かくのごときの心中をもつて、諸方の門徒中を経回して聖教をよみ、あまつさへわたくしの義をもつて本寺よりのつかひと号して、人をへつらひ虚言をかまへ、ものをとるばかりなり。これらのひとをば、なにとしてよき仏法者、また聖教よみとはいふべきをや。あさまし、あさまし。なげきてもなほなげくべきはただこの一事なり。これによりて、まづ当流の義をたて、ひとを勧化せんとおもはん輩においては、その勧化の次第をよく存知すべきものなり。

 それ、当流の他力信心のひととほりをすすめんとおもはんには、まづ宿善・無宿善の機を沙汰すべし。さればいかに昔より当門徒にその名をかけたるひとなりとも、無宿善の機は信心をとりがたし。まことに宿善開発の機はおのづから信を決定すべし。されば無宿善の機のまへにおいては、正雑二行の沙汰をするときは、かへりて誹謗のもとゐとなるべきなり。この宿善・無宿善の道理を分別せずして、手びろに世間のひとをもはばからず勧化をいたすこと、もつてのほかの当流の掟にあひそむけり。

されば『大経』(下)にのたまはく、「若人無善本不得聞此経」ともいひ、「若聞此経 信楽受持 難中之難 無過斯難」ともいへり。

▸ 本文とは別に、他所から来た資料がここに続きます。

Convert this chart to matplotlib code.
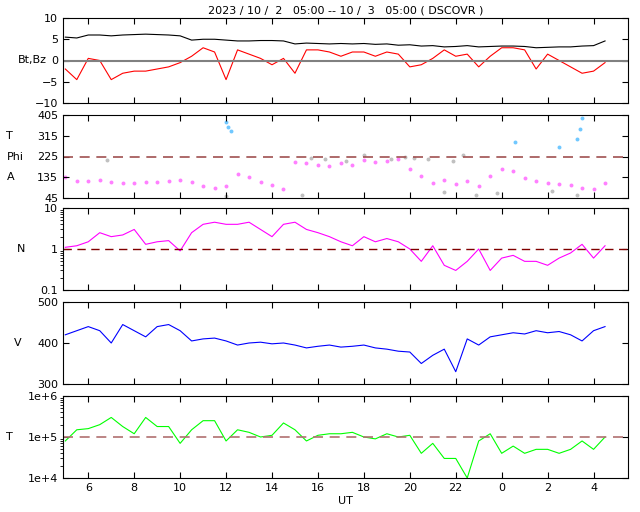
import numpy as np
import matplotlib
matplotlib.use("Agg")
import matplotlib.pyplot as plt
from matplotlib.ticker import FixedLocator, LogLocator, NullFormatter

# half-hourly values, 05:00 (10/2) .. 04:30 (10/3), hours counted from 10/2 00:00
bt = [5.5, 5.3, 6.0, 6.0, 5.8, 6.0, 6.1, 6.2, 6.1, 6.0, 5.8, 4.8, 5.0, 5.0, 4.8, 4.6,
      4.6, 4.7, 4.7, 4.6, 3.9, 4.1, 4.0, 3.9, 4.0, 3.9, 4.0, 3.8, 3.9, 3.6, 3.7, 3.4,
      3.5, 3.2, 3.3, 3.5, 3.2, 3.3, 3.4, 3.4, 3.3, 3.0, 3.1, 3.2, 3.2, 3.4, 3.5, 4.6]
bz = [-2, -4.5, 0.5, 0, -4.5, -3, -2.5, -2.5, -2, -1.5, -0.5, 1, 3, 2, -4.5, 2.5,
      1.5, 0.5, -1, 0.5, -3, 2.5, 2.5, 2, 1, 2, 2, 1, 2, 1.5, -1.5, -1,
      0.5, 2.5, 1, 1.5, -1.5, 1, 3, 3, 2.5, -2, 1.5, 0, -1.5, -3, -2.5, -0.5]
phi_a = [135, 120, 118, 125, 115, 112, 112, 113, 115, 118, 125, 115, 95, 90, 98, 150,
         135, 115, 100, 85, 200, 195, 190, 185, 195, 190, 210, 200, 205, 215, 170, 140,
         110, 125, 105, 120, 95, 140, 170, 160, 130, 120, 110, 105, 100, 90, 85, 110]
gray_t = [6.8, 12.0, 15.3, 15.7, 16.3, 17.2, 18.0, 19.2, 19.8, 20.2, 20.8, 21.5, 21.9, 22.3, 22.9, 23.8, 26.2, 27.3]
gray_phi = [210, 55, 60, 220, 215, 205, 230, 215, 225, 220, 215, 70, 205, 230, 60, 65, 75, 60]
blue_t = [12.0, 12.1, 12.2, 24.6, 26.5, 27.3, 27.4, 27.5]
blue_phi = [375, 355, 335, 290, 265, 300, 345, 390]
dens = [1.1, 1.2, 1.5, 2.5, 2, 2.2, 3, 1.3, 1.5, 1.6, 0.9, 2.5, 4, 4.5, 4, 4,
        4.5, 3, 2, 4, 4.5, 3, 2.5, 2, 1.5, 1.2, 2, 1.5, 1.8, 1.5, 1, 0.5,
        1.2, 0.4, 0.3, 0.5, 1, 0.3, 0.6, 0.7, 0.5, 0.5, 0.4, 0.6, 0.8, 1.3, 0.6, 1.2]
vel = [420, 430, 440, 430, 400, 445, 430, 415, 440, 445, 430, 405, 410, 412, 405, 395,
       400, 402, 398, 400, 395, 388, 392, 395, 390, 392, 395, 388, 385, 380, 378, 350,
       370, 385, 330, 410, 395, 415, 420, 425, 422, 430, 425, 428, 420, 405, 430, 440]
temp = [8e4, 1.5e5, 1.6e5, 2e5, 3e5, 1.8e5, 1.2e5, 3e5, 1.8e5, 1.8e5, 7e4, 1.5e5, 2.5e5, 2.5e5, 8e4, 1.5e5,
        1.3e5, 1e5, 1.1e5, 2.2e5, 1.5e5, 8e4, 1.1e5, 1.2e5, 1.2e5, 1.3e5, 1e5, 9e4, 1.2e5, 1e5, 1.1e5, 4e4,
        7e4, 3e4, 3e4, 1e4, 8e4, 1.2e5, 4e4, 6e4, 4e4, 5e4, 5e4, 4e4, 5e4, 8e4, 5e4, 1e5]

t = 5 + 0.5 * np.arange(len(bt))

fig = plt.figure(figsize=(6.4, 5.12), dpi=100)
L, W = 63 / 640, 565 / 640
rows = [(18, 103), (115, 198), (208, 290), (302, 384), (396, 478)]
axes = [fig.add_axes([L, 1 - b / 512, W, (b - a) / 512]) for a, b in rows]
fs = 8
for ax in axes:
    ax.set_xlim(4.9, 29.5)
    ax.set_xticks(np.arange(6, 29, 2))
    ax.tick_params(direction="in", top=True, right=True, labelsize=fs, length=4)
    ax.set_xticklabels([])
axes[-1].set_xticklabels([str(int(h) % 24) for h in np.arange(6, 29, 2)])
axes[-1].set_xlabel("UT", fontsize=fs, labelpad=2)

ax = axes[0]
ax.plot(t, bt, color="black", lw=0.8)
ax.plot(t, bz, color="red", lw=0.8)
ax.axhline(0, color="gray", lw=1.5)
ax.set_ylim(-10, 10)
ax.set_yticks([-10, -5, 0, 5, 10])
ax.set_ylabel("Bt,Bz", rotation=0, fontsize=fs, labelpad=2, va="center")
ax.set_title("2023 / 10 /  2   05:00 -- 10 /  3   05:00 ( DSCOVR )", fontsize=fs, pad=3)

ax = axes[1]
ax.scatter(t, phi_a, s=8, color="#ff80ff", lw=0)
ax.scatter(gray_t, gray_phi, s=8, color="#c0c0c0", lw=0)
ax.scatter(blue_t, blue_phi, s=8, color="#70c8ff", lw=0)
ax.axhline(225, color="#a05050", ls=(0, (6, 4)), lw=1.2)
ax.set_ylim(45, 405)
ax.set_yticks([45, 135, 225, 315, 405])
for y, s in [(315, "T"), (225, "Phi"), (135, "A")]:
    ax.text(-0.1, y, s, transform=ax.get_yaxis_transform(), fontsize=fs, ha="left", va="center")

ax = axes[2]
ax.plot(t, dens, color="magenta", lw=0.8)
ax.axhline(1, color="#800000", ls=(0, (6, 4)), lw=1)
ax.set_yscale("log")
ax.set_ylim(0.1, 10)
ax.yaxis.set_major_locator(FixedLocator([0.1, 1, 10]))
ax.set_yticklabels(["0.1", "1", "10"])
ax.yaxis.set_minor_locator(LogLocator(subs=np.arange(2, 10)))
ax.yaxis.set_minor_formatter(NullFormatter())
ax.set_ylabel("N", rotation=0, fontsize=fs, labelpad=14, va="center")

ax = axes[3]
ax.plot(t, vel, color="blue", lw=0.8)
ax.set_ylim(300, 500)
ax.set_yticks([300, 400, 500])
ax.set_ylabel("V", rotation=0, fontsize=fs, labelpad=14, va="center")

ax = axes[4]
ax.plot(t, temp, color="#00ff00", lw=0.8)
ax.axhline(1e5, color="#b07070", ls=(0, (6, 4)), lw=1.2)
ax.set_yscale("log")
ax.set_ylim(1e4, 1e6)
ax.yaxis.set_major_locator(FixedLocator([1e4, 1e5, 1e6]))
ax.set_yticklabels(["1e+4", "1e+5", "1e+6"])
ax.yaxis.set_minor_locator(LogLocator(subs=np.arange(2, 10)))
ax.yaxis.set_minor_formatter(NullFormatter())
ax.text(-0.1, 1e5, "T", transform=ax.get_yaxis_transform(), fontsize=fs, ha="left", va="center")

fig.savefig("out.png", dpi=100)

また善導は「過去已曾 修習此法 今得重聞 則生歓喜」(定善義)とも釈せり。いづれの経釈によるとも、すでに宿善にかぎれりとみえたり。しかれば宿善の機をまもりて、当流の法をばあたふべしときこえたり。

このおもむきをくはしく存知して、ひとをば勧化すべし。ことにまづ王法をもつて本とし、仁義を先として、世間通途の義に順じて、当流安心をば内心にふかくたくはへて、外相に法流のすがたを他宗・他家にみえぬやうにふるまふべし。このこころをもつて当流真実の正義をよく存知せしめたるひととはなづくべきものなり。あなかしこ、あなかしこ。